§ PROBLEM STATEMENT
Go through the data and copy every line exactly, but not the images.

§ INFORMATION SHOWN
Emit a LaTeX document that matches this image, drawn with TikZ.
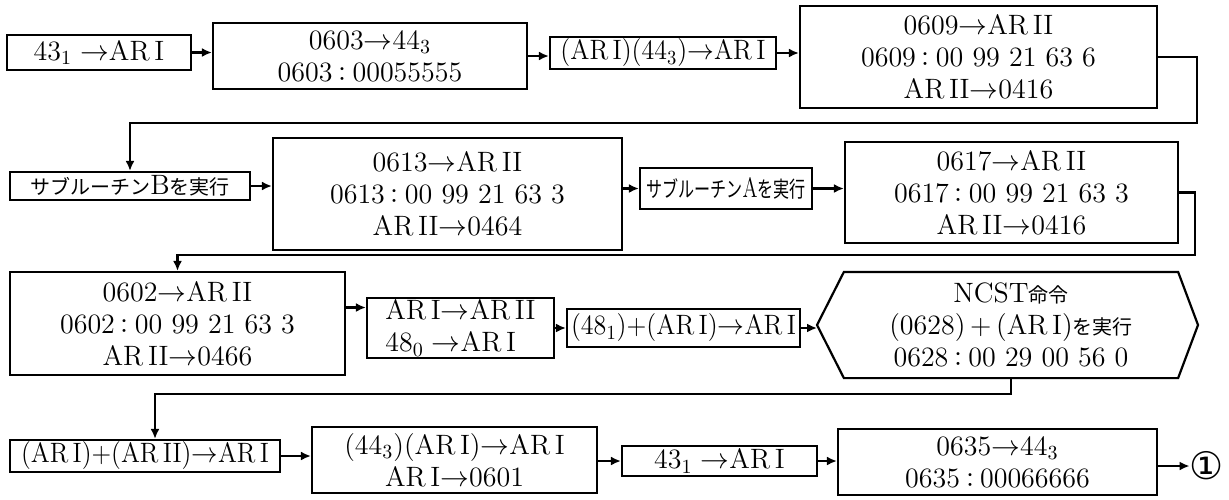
\documentclass[tikz,border=0pt]{standalone}
\usepackage{fontspec}
\usepackage{graphicx}
\usetikzlibrary{positioning,arrows.meta,calc}
\newfontfamily\cjk{Noto Sans CJK JP}
\newfontfamily\dejavu{DejaVu Sans}
\newcommand{\jp}[1]{{\cjk\fontsize{10}{12}\selectfont #1}}
\newcommand{\ari}{AR\,I}
\newcommand{\arii}{AR\,II}
\newcommand{\cln}{\jp{：}}
\tikzset{
  box/.style={draw, line width=1.1pt, align=center, inner xsep=2pt, inner ysep=1pt,
    font=\fontsize{14}{16}\selectfont},
  flow/.style={->, line width=1.1pt},
}

\begin{document}
\begin{tikzpicture}[x=0.5pt, y=-0.5pt, >={Latex[length=5pt,width=4.5pt]}]
  \useasboundingbox (0,0) rectangle (1229,499);
  % first row
  \node[box, minimum width=92pt, minimum height=17.5pt] (a1) at (99,52.5) {43$_1\rightarrow$\ari};
  \node[box, minimum width=157pt, minimum height=33pt] (a2) at (370,56) {0603$\rightarrow$44$_3$\\ 0603\cln 00055555};
  \node[box, minimum width=113pt, minimum height=15pt] (a3) at (663,53) {\scalebox{0.93}[1]{(\ari)(44$_3$)$\rightarrow$\ari}};
  \node[box, minimum width=178.5pt, minimum height=51pt] (a4) at (978.5,57) {0609$\rightarrow$\arii\\ 0609\cln 00 99 21 63 6\\ \arii$\rightarrow$0416};
  % second row
  \node[box, minimum width=120pt, minimum height=14pt] (b1) at (130,186) {\jp{サブルーチン}B\jp{を実行}};
  \node[box, minimum width=174.5pt, minimum height=56pt] (b2) at (447.5,194) {0613$\rightarrow$\arii\\ 0613\cln 00 99 21 63 3\\ \arii$\rightarrow$0464};
  \node[box, minimum width=86pt, minimum height=20.5pt, inner xsep=1pt] (b3) at (726,188.5) {\scalebox{0.73}[1]{{\cjk\fontsize{11}{12}\selectfont サブルーチン}A{\cjk\fontsize{11}{12}\selectfont を実行}}};
  \node[box, minimum width=166.5pt, minimum height=50.5pt] (b4) at (1011.5,192.5) {0617$\rightarrow$\arii\\ 0617\cln 00 99 21 63 3\\ \arii$\rightarrow$0416};
  % third row
  \node[box, minimum width=167.5pt, minimum height=51.5pt] (c1) at (177.5,323.5) {0602$\rightarrow$\arii\\ 0602\cln 00 99 21 63 3\\ \arii$\rightarrow$0466};
  \node[box, align=left, minimum width=93.5pt, minimum height=30pt] (c2) at (460.5,328) {\ari$\rightarrow$\arii\\ 48$_0\rightarrow$\ari};
  \node[box, minimum width=107.5pt, minimum height=19pt] (c3) at (683.5,328) {\scalebox{0.93}[1]{(48$_1$)+(\ari)$\rightarrow$\ari}};
  \node[box, draw=none, minimum width=166pt, minimum height=52pt] (c4) at (1011,325) {NCST\jp{命令}\\ (0628)\,+\,(\ari)\jp{を実行}\\ 0628\cln 00 29 00 56 0};
  \coordinate (c4l) at (817,325);
  \coordinate (c4r) at (1198,325);
  \draw[line width=1.1pt] (c4.north west) -- (c4.north east) -- (c4r) -- (c4.south east)
    -- (c4.south west) -- (c4l) -- cycle;
  % fourth row
  \node[box, minimum width=135pt, minimum height=14pt] (d1) at (145,456) {\scalebox{0.92}[1]{(\ari)+(\arii)$\rightarrow$\ari}};
  \node[box, minimum width=142.5pt, minimum height=33pt] (d2) at (454.5,460) {(44$_3$)(\ari)$\rightarrow$\ari\\ \ari$\rightarrow$0601};
  \node[box, minimum width=97.5pt, minimum height=15pt] (d3) at (719.5,461) {43$_1\rightarrow$\ari};
  \node[box, minimum width=159.5pt, minimum height=33pt] (d4) at (997.5,462) {0635$\rightarrow$44$_3$\\ 0635\cln 00066666};
  \node[font=\dejavu\fontsize{19}{19}\selectfont, inner sep=0pt] (one) at (1207,466) {①};
  % connectors
  \draw[flow] (a1.east) -- (a1.east -| a2.west);
  \draw[flow] (a2.east) -- (a2.east -| a3.west);
  \draw[flow] (a3.east) -- (a3.east -| a4.west);
  \coordinate (r1) at (1197,123);
  \draw[flow] (a4.east) -| (r1) -| (b1.north);
  \draw[flow] (b1.east) -- (b1.east -| b2.west);
  \draw[flow] (b3.west -| b2.east) -- (b3.west);
  \draw[flow] (b3.east) -- (b3.east -| b4.west);
  \coordinate (r2) at (1195,255);
  \draw[flow] (b4.east) -| (r2) -| (c1.north);
  \draw[flow] ([yshift=8pt]c1.east) -- ([yshift=8pt]c1.east -| c2.west);
  \draw[flow] (c2.east) -- (c2.east -| c3.west);
  \draw[flow] (c3.east) -- (c3.east -| c4l);
  \coordinate (r3) at (1011,394);
  \draw[flow] (c4.south) -- (r3) -| ([xshift=5pt]d1.north);
  \draw[flow] (d1.east) -- (d1.east -| d2.west);
  \draw[flow] (d3.west -| d2.east) -- (d3.west);
  \draw[flow] (d3.east) -- (d3.east -| d4.west);
  \draw[flow] (d4.east |- one) -- (one.west);
\end{tikzpicture}
\end{document}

§ ANSWER BELOW
Emit a LaTeX document that matches this image, drawn with TikZ.
\documentclass[tikz,border=0pt]{standalone}
\usepackage{fontspec}
\usepackage{graphicx}
\usetikzlibrary{positioning,arrows.meta,calc}
\newfontfamily\cjk{Noto Sans CJK JP}
\newfontfamily\dejavu{DejaVu Sans}
\newcommand{\jp}[1]{{\cjk\fontsize{10}{12}\selectfont #1}}
\newcommand{\ari}{AR\,I}
\newcommand{\arii}{AR\,II}
\newcommand{\cln}{\jp{：}}
\tikzset{
  box/.style={draw, line width=1.1pt, align=center, inner xsep=2pt, inner ysep=1pt,
    font=\fontsize{14}{16}\selectfont},
  flow/.style={->, line width=1.1pt},
}

\begin{document}
\begin{tikzpicture}[x=0.5pt, y=-0.5pt, >={Latex[length=5pt,width=4.5pt]}]
  \useasboundingbox (0,0) rectangle (1229,499);
  % first row
  \node[box, minimum width=92pt, minimum height=17.5pt] (a1) at (99,52.5) {43$_1\rightarrow$\ari};
  \node[box, minimum width=157pt, minimum height=33pt] (a2) at (370,56) {0603$\rightarrow$44$_3$\\ 0603\cln 00055555};
  \node[box, minimum width=113pt, minimum height=15pt] (a3) at (663,53) {\scalebox{0.93}[1]{(\ari)(44$_3$)$\rightarrow$\ari}};
  \node[box, minimum width=178.5pt, minimum height=51pt] (a4) at (978.5,57) {0609$\rightarrow$\arii\\ 0609\cln 00 99 21 63 6\\ \arii$\rightarrow$0416};
  % second row
  \node[box, minimum width=120pt, minimum height=14pt] (b1) at (130,186) {\jp{サブルーチン}B\jp{を実行}};
  \node[box, minimum width=174.5pt, minimum height=56pt] (b2) at (447.5,194) {0613$\rightarrow$\arii\\ 0613\cln 00 99 21 63 3\\ \arii$\rightarrow$0464};
  \node[box, minimum width=86pt, minimum height=20.5pt, inner xsep=1pt] (b3) at (726,188.5) {\scalebox{0.73}[1]{{\cjk\fontsize{11}{12}\selectfont サブルーチン}A{\cjk\fontsize{11}{12}\selectfont を実行}}};
  \node[box, minimum width=166.5pt, minimum height=50.5pt] (b4) at (1011.5,192.5) {0617$\rightarrow$\arii\\ 0617\cln 00 99 21 63 3\\ \arii$\rightarrow$0416};
  % third row
  \node[box, minimum width=167.5pt, minimum height=51.5pt] (c1) at (177.5,323.5) {0602$\rightarrow$\arii\\ 0602\cln 00 99 21 63 3\\ \arii$\rightarrow$0466};
  \node[box, align=left, minimum width=93.5pt, minimum height=30pt] (c2) at (460.5,328) {\ari$\rightarrow$\arii\\ 48$_0\rightarrow$\ari};
  \node[box, minimum width=107.5pt, minimum height=19pt] (c3) at (683.5,328) {\scalebox{0.93}[1]{(48$_1$)+(\ari)$\rightarrow$\ari}};
  \node[box, draw=none, minimum width=166pt, minimum height=52pt] (c4) at (1011,325) {NCST\jp{命令}\\ (0628)\,+\,(\ari)\jp{を実行}\\ 0628\cln 00 29 00 56 0};
  \coordinate (c4l) at (817,325);
  \coordinate (c4r) at (1198,325);
  \draw[line width=1.1pt] (c4.north west) -- (c4.north east) -- (c4r) -- (c4.south east)
    -- (c4.south west) -- (c4l) -- cycle;
  % fourth row
  \node[box, minimum width=135pt, minimum height=14pt] (d1) at (145,456) {\scalebox{0.92}[1]{(\ari)+(\arii)$\rightarrow$\ari}};
  \node[box, minimum width=142.5pt, minimum height=33pt] (d2) at (454.5,460) {(44$_3$)(\ari)$\rightarrow$\ari\\ \ari$\rightarrow$0601};
  \node[box, minimum width=97.5pt, minimum height=15pt] (d3) at (719.5,461) {43$_1\rightarrow$\ari};
  \node[box, minimum width=159.5pt, minimum height=33pt] (d4) at (997.5,462) {0635$\rightarrow$44$_3$\\ 0635\cln 00066666};
  \node[font=\dejavu\fontsize{19}{19}\selectfont, inner sep=0pt] (one) at (1207,466) {①};
  % connectors
  \draw[flow] (a1.east) -- (a1.east -| a2.west);
  \draw[flow] (a2.east) -- (a2.east -| a3.west);
  \draw[flow] (a3.east) -- (a3.east -| a4.west);
  \coordinate (r1) at (1197,123);
  \draw[flow] (a4.east) -| (r1) -| (b1.north);
  \draw[flow] (b1.east) -- (b1.east -| b2.west);
  \draw[flow] (b3.west -| b2.east) -- (b3.west);
  \draw[flow] (b3.east) -- (b3.east -| b4.west);
  \coordinate (r2) at (1195,255);
  \draw[flow] (b4.east) -| (r2) -| (c1.north);
  \draw[flow] ([yshift=8pt]c1.east) -- ([yshift=8pt]c1.east -| c2.west);
  \draw[flow] (c2.east) -- (c2.east -| c3.west);
  \draw[flow] (c3.east) -- (c3.east -| c4l);
  \coordinate (r3) at (1011,394);
  \draw[flow] (c4.south) -- (r3) -| ([xshift=5pt]d1.north);
  \draw[flow] (d1.east) -- (d1.east -| d2.west);
  \draw[flow] (d3.west -| d2.east) -- (d3.west);
  \draw[flow] (d3.east) -- (d3.east -| d4.west);
  \draw[flow] (d4.east |- one) -- (one.west);
\end{tikzpicture}
\end{document}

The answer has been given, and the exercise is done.